Stated task: From the very first line of the data to the line containing "Serif, Times New", retype everything exactly, leaving the pictures behind.

>> BEGIN

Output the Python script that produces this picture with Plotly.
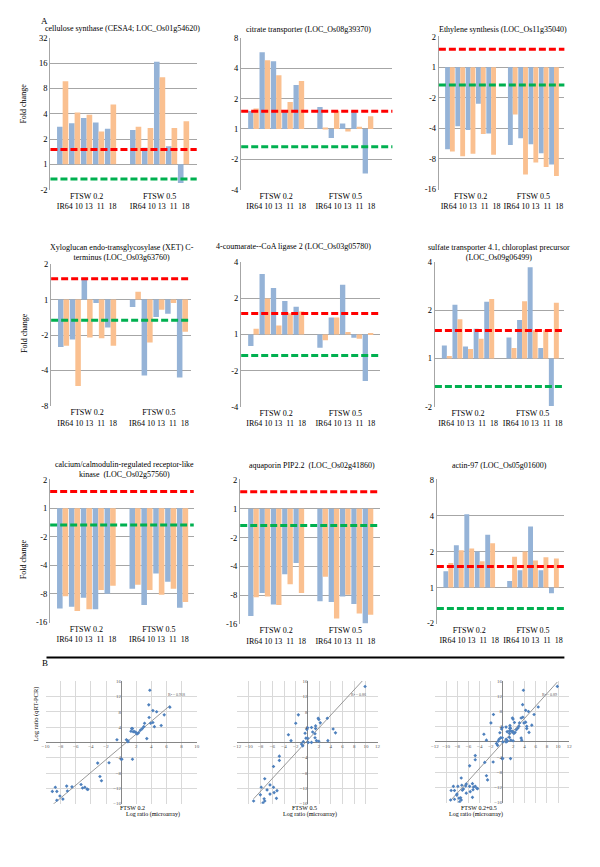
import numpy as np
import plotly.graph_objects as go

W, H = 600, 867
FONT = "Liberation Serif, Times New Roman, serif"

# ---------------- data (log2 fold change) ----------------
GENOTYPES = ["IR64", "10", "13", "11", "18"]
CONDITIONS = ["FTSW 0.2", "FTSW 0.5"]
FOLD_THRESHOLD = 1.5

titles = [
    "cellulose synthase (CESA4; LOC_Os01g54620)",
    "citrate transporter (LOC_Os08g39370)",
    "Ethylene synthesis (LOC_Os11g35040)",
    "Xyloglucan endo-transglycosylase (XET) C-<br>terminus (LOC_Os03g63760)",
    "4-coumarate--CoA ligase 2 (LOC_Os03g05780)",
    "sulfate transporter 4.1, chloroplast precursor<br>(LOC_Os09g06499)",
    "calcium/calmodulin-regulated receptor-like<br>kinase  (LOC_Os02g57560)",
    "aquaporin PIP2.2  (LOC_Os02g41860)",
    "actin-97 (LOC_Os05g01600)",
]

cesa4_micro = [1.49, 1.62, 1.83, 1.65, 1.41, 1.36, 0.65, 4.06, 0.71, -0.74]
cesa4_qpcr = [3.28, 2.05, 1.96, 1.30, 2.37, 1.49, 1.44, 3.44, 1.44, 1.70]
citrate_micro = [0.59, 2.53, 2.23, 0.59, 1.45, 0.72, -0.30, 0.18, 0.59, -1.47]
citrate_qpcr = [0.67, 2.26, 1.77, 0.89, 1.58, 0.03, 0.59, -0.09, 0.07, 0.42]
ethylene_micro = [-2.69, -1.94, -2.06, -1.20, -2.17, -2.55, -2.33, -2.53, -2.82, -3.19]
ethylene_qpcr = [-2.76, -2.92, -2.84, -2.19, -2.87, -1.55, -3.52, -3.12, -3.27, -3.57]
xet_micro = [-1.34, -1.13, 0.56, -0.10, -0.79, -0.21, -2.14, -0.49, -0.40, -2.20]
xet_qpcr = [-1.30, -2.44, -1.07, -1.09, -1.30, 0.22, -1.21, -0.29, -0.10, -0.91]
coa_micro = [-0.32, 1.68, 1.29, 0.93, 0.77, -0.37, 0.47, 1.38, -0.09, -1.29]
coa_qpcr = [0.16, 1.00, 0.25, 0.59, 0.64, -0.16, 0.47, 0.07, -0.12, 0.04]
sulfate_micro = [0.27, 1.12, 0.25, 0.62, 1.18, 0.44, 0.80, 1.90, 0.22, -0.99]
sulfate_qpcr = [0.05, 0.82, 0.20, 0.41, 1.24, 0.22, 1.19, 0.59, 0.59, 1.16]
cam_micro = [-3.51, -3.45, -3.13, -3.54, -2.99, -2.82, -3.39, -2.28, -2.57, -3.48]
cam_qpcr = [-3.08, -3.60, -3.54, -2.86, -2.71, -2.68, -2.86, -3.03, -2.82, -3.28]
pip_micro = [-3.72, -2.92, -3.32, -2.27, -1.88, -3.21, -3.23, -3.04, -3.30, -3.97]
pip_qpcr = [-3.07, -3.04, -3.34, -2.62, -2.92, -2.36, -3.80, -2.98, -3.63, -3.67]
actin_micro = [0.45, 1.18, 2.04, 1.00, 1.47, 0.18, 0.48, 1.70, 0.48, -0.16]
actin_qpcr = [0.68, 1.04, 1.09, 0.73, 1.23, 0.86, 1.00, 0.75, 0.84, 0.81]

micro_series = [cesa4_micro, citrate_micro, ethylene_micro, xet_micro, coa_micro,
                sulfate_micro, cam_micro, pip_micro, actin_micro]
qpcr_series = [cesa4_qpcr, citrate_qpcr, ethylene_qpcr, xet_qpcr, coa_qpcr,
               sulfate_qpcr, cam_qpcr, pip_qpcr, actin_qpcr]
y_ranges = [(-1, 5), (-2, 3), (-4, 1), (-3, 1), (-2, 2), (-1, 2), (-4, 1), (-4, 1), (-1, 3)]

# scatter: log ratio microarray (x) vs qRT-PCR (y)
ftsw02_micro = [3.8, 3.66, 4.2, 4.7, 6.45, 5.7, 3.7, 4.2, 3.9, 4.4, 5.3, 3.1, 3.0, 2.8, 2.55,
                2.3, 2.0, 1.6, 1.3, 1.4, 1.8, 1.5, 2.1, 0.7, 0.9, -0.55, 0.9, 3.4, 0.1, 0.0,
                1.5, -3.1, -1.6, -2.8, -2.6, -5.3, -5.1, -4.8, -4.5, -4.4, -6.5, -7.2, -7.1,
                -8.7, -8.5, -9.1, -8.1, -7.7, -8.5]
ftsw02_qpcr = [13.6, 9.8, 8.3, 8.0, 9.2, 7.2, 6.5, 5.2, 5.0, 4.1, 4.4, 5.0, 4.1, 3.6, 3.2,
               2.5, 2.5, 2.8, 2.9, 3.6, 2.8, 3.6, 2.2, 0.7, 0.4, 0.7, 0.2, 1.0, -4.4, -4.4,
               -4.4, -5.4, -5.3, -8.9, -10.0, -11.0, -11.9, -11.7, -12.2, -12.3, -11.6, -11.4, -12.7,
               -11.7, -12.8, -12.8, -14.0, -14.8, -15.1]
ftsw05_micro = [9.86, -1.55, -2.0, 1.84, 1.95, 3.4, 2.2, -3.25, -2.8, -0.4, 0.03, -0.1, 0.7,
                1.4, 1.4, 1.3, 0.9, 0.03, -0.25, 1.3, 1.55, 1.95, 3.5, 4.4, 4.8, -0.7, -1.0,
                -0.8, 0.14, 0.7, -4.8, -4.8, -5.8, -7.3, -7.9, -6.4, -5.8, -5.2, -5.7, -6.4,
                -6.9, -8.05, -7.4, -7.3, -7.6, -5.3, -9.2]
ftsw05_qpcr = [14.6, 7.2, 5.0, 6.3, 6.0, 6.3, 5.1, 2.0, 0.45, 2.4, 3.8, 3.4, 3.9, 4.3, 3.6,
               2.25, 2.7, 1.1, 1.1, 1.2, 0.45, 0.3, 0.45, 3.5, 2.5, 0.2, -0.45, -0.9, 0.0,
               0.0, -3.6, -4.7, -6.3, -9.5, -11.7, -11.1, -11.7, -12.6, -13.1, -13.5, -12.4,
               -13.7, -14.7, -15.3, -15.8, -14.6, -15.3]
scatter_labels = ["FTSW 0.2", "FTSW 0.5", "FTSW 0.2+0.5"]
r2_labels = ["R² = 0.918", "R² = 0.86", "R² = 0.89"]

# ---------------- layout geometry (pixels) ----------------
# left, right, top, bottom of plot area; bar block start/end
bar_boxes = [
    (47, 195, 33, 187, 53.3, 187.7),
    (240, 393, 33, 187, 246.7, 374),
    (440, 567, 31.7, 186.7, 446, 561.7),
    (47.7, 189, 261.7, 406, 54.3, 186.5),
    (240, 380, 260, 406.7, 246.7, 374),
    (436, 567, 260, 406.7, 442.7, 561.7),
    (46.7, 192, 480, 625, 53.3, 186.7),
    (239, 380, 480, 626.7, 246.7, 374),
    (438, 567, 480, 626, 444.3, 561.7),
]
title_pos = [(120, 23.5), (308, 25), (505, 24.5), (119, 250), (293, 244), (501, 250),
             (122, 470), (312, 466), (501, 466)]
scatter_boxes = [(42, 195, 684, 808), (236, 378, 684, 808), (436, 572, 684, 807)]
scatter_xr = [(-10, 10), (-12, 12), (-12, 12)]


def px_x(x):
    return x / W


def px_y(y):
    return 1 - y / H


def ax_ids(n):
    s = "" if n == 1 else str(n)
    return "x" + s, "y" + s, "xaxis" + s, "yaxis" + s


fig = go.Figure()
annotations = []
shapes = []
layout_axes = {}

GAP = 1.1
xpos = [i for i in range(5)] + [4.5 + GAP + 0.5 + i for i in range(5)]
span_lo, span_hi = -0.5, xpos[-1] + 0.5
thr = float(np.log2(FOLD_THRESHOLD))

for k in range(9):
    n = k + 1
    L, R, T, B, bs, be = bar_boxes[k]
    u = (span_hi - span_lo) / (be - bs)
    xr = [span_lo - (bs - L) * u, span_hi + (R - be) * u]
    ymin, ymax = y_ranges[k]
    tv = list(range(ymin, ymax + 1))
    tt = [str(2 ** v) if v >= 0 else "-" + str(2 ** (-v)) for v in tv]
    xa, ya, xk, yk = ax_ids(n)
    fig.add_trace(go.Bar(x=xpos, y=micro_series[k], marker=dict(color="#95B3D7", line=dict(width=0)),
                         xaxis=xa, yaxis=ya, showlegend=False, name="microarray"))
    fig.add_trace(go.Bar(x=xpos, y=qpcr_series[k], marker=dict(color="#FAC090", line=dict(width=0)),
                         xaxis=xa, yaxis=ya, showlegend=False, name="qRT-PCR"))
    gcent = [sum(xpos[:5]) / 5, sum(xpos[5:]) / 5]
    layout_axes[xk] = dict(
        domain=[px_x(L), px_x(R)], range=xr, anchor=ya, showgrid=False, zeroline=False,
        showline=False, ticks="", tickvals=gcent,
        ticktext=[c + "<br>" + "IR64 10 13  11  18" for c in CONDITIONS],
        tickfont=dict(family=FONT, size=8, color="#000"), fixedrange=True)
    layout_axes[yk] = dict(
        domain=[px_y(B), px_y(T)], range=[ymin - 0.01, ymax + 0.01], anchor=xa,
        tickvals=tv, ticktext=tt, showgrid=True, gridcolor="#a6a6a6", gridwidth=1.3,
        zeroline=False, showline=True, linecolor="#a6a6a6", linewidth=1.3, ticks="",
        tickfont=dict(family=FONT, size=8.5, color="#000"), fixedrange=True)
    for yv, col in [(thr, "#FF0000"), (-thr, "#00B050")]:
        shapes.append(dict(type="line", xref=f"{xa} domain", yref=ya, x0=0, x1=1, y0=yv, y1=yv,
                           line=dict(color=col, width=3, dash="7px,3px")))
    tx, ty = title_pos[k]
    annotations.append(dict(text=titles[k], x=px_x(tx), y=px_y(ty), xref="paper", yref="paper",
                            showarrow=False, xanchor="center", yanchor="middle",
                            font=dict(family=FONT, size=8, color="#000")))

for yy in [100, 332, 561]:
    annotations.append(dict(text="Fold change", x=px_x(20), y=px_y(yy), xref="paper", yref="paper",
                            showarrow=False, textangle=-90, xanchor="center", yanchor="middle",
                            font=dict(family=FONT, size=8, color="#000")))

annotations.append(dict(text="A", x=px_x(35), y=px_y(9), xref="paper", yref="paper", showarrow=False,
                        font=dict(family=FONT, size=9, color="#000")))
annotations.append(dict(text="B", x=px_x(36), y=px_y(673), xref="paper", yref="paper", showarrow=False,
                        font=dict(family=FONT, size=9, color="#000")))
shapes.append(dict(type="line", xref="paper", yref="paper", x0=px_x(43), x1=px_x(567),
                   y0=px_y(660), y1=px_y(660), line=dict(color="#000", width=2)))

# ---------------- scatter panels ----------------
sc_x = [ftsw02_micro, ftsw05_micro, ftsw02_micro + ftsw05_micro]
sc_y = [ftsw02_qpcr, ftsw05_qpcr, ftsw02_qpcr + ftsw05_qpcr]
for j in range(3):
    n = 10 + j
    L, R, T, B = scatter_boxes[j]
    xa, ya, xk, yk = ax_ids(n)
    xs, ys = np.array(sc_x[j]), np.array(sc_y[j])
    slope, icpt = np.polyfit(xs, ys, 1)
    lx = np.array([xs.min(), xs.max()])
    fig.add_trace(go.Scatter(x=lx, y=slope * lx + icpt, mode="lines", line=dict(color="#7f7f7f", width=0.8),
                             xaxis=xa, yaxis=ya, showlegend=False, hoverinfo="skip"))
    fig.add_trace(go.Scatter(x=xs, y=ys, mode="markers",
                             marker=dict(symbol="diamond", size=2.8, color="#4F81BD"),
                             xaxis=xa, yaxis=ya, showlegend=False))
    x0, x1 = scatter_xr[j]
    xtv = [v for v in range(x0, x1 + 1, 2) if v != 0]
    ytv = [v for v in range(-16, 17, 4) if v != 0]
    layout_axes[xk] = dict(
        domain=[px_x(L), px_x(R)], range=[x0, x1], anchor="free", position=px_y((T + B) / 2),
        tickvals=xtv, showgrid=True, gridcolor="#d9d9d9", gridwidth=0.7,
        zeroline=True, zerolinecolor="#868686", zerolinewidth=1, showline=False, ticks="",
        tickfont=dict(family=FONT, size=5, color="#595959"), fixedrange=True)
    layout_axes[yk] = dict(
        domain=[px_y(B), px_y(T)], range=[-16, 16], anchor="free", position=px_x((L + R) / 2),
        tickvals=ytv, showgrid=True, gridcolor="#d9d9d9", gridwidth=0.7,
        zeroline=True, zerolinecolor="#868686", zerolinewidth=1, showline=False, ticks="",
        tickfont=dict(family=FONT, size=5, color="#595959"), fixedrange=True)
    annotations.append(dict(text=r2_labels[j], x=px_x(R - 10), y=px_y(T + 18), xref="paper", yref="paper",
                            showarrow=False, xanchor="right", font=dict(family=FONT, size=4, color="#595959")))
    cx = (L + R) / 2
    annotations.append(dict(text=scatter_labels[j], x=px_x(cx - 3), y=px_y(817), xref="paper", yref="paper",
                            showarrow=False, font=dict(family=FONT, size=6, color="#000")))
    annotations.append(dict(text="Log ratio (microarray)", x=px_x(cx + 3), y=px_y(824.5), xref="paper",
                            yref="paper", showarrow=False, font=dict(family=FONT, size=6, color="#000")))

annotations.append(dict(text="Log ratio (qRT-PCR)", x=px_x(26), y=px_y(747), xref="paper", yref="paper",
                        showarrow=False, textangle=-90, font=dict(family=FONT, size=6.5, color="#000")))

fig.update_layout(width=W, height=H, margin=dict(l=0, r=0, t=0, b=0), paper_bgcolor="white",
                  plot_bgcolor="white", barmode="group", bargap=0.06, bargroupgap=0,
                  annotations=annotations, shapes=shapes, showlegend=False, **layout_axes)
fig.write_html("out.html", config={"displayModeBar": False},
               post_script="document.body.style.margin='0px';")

>> END

Task result:
Output the Python script that produces this picture with Plotly.
import numpy as np
import plotly.graph_objects as go

W, H = 600, 867
FONT = "Liberation Serif, Times New Roman, serif"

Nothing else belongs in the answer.